*Source excerpt:*
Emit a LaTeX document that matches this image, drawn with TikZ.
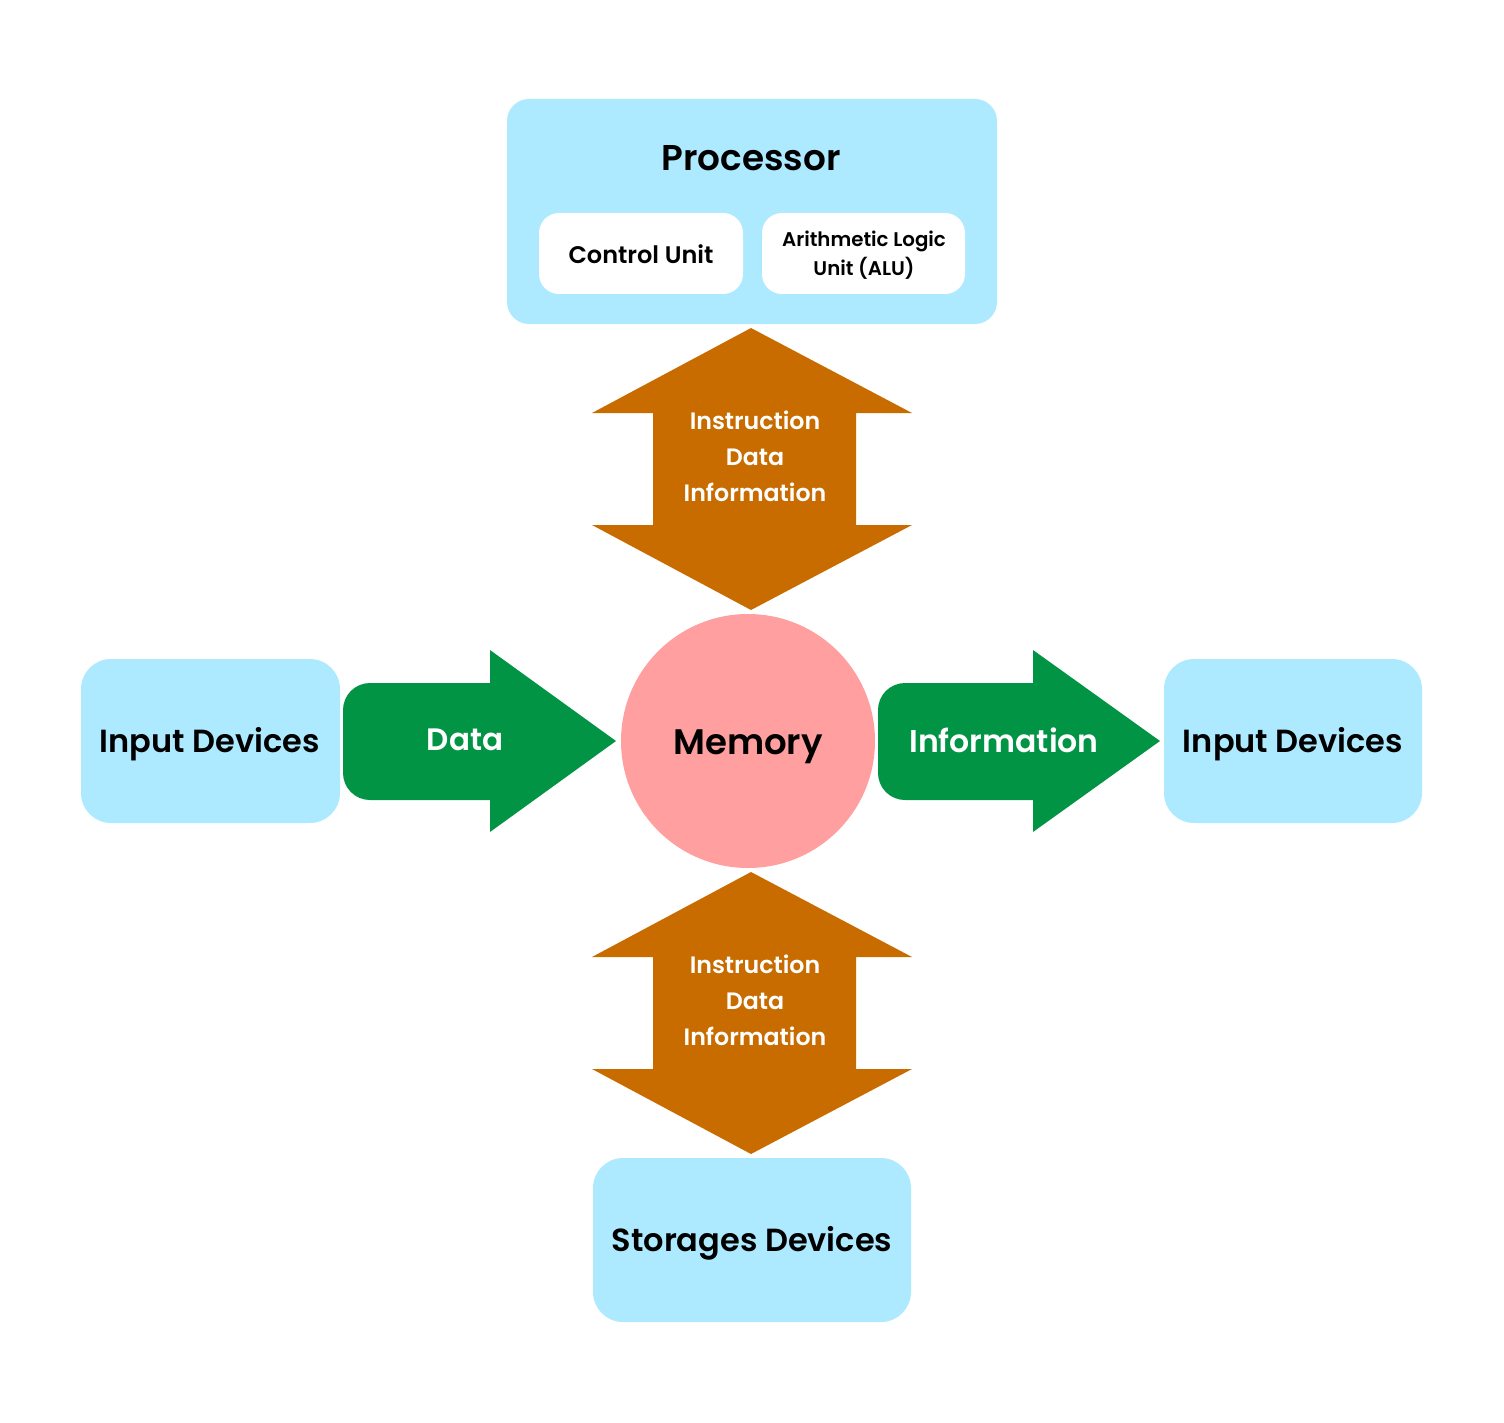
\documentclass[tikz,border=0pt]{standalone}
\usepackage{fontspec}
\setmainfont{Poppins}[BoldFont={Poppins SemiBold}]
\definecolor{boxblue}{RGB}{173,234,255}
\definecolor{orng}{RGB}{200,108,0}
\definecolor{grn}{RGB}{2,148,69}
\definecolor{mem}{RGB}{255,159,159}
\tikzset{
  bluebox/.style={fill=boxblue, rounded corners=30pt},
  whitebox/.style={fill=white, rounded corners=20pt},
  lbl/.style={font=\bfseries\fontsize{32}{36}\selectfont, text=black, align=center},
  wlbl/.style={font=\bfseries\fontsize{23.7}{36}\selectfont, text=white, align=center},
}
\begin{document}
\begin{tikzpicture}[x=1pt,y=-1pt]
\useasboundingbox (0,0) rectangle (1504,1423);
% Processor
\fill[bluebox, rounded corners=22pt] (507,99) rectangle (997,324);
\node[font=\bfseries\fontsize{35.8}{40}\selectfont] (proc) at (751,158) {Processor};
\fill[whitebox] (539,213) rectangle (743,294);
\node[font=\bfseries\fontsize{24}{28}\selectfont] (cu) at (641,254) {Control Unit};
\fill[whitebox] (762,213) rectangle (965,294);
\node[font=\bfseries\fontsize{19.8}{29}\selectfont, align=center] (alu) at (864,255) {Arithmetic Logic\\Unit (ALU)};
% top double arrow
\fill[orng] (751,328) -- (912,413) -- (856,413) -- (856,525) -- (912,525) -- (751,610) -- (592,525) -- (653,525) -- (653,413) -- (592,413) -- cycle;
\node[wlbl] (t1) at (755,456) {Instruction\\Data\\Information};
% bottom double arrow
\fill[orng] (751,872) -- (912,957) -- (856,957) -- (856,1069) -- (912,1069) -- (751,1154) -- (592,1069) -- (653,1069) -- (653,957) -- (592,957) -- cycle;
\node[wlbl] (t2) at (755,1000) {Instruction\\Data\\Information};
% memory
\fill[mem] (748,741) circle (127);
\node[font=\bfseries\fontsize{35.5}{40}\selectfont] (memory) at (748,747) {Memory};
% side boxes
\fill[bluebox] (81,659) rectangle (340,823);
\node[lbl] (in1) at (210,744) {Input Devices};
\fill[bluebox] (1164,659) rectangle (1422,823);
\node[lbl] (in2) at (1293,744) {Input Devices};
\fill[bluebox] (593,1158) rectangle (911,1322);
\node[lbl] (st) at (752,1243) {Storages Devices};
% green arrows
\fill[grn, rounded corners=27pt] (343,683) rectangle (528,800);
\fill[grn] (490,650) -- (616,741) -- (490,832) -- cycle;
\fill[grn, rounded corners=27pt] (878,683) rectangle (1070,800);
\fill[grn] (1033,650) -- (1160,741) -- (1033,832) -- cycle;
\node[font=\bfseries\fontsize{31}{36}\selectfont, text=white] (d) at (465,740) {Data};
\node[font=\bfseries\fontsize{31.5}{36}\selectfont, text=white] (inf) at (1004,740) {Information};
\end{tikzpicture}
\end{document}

*Request:*
Quote the material exactly. Pictures stay out.

*Result:*
Emit a LaTeX document that matches this image, drawn with TikZ.
\documentclass[tikz,border=0pt]{standalone}
\usepackage{fontspec}
\setmainfont{Poppins}[BoldFont={Poppins SemiBold}]
\definecolor{boxblue}{RGB}{173,234,255}
\definecolor{orng}{RGB}{200,108,0}
\definecolor{grn}{RGB}{2,148,69}
\definecolor{mem}{RGB}{255,159,159}
\tikzset{
  bluebox/.style={fill=boxblue, rounded corners=30pt},
  whitebox/.style={fill=white, rounded corners=20pt},
  lbl/.style={font=\bfseries\fontsize{32}{36}\selectfont, text=black, align=center},
  wlbl/.style={font=\bfseries\fontsize{23.7}{36}\selectfont, text=white, align=center},
}
\begin{document}
\begin{tikzpicture}[x=1pt,y=-1pt]
\useasboundingbox (0,0) rectangle (1504,1423);
% Processor
\fill[bluebox, rounded corners=22pt] (507,99) rectangle (997,324);
\node[font=\bfseries\fontsize{35.8}{40}\selectfont] (proc) at (751,158) {Processor};
\fill[whitebox] (539,213) rectangle (743,294);
\node[font=\bfseries\fontsize{24}{28}\selectfont] (cu) at (641,254) {Control Unit};
\fill[whitebox] (762,213) rectangle (965,294);
\node[font=\bfseries\fontsize{19.8}{29}\selectfont, align=center] (alu) at (864,255) {Arithmetic Logic\\Unit (ALU)};
% top double arrow
\fill[orng] (751,328) -- (912,413) -- (856,413) -- (856,525) -- (912,525) -- (751,610) -- (592,525) -- (653,525) -- (653,413) -- (592,413) -- cycle;
\node[wlbl] (t1) at (755,456) {Instruction\\Data\\Information};
% bottom double arrow
\fill[orng] (751,872) -- (912,957) -- (856,957) -- (856,1069) -- (912,1069) -- (751,1154) -- (592,1069) -- (653,1069) -- (653,957) -- (592,957) -- cycle;
\node[wlbl] (t2) at (755,1000) {Instruction\\Data\\Information};
% memory
\fill[mem] (748,741) circle (127);
\node[font=\bfseries\fontsize{35.5}{40}\selectfont] (memory) at (748,747) {Memory};
% side boxes
\fill[bluebox] (81,659) rectangle (340,823);
\node[lbl] (in1) at (210,744) {Input Devices};
\fill[bluebox] (1164,659) rectangle (1422,823);
\node[lbl] (in2) at (1293,744) {Input Devices};
\fill[bluebox] (593,1158) rectangle (911,1322);
\node[lbl] (st) at (752,1243) {Storages Devices};
% green arrows
\fill[grn, rounded corners=27pt] (343,683) rectangle (528,800);
\fill[grn] (490,650) -- (616,741) -- (490,832) -- cycle;
\fill[grn, rounded corners=27pt] (878,683) rectangle (1070,800);
\fill[grn] (1033,650) -- (1160,741) -- (1033,832) -- cycle;
\node[font=\bfseries\fontsize{31}{36}\selectfont, text=white] (d) at (465,740) {Data};
\node[font=\bfseries\fontsize{31.5}{36}\selectfont, text=white] (inf) at (1004,740) {Information};
\end{tikzpicture}
\end{document}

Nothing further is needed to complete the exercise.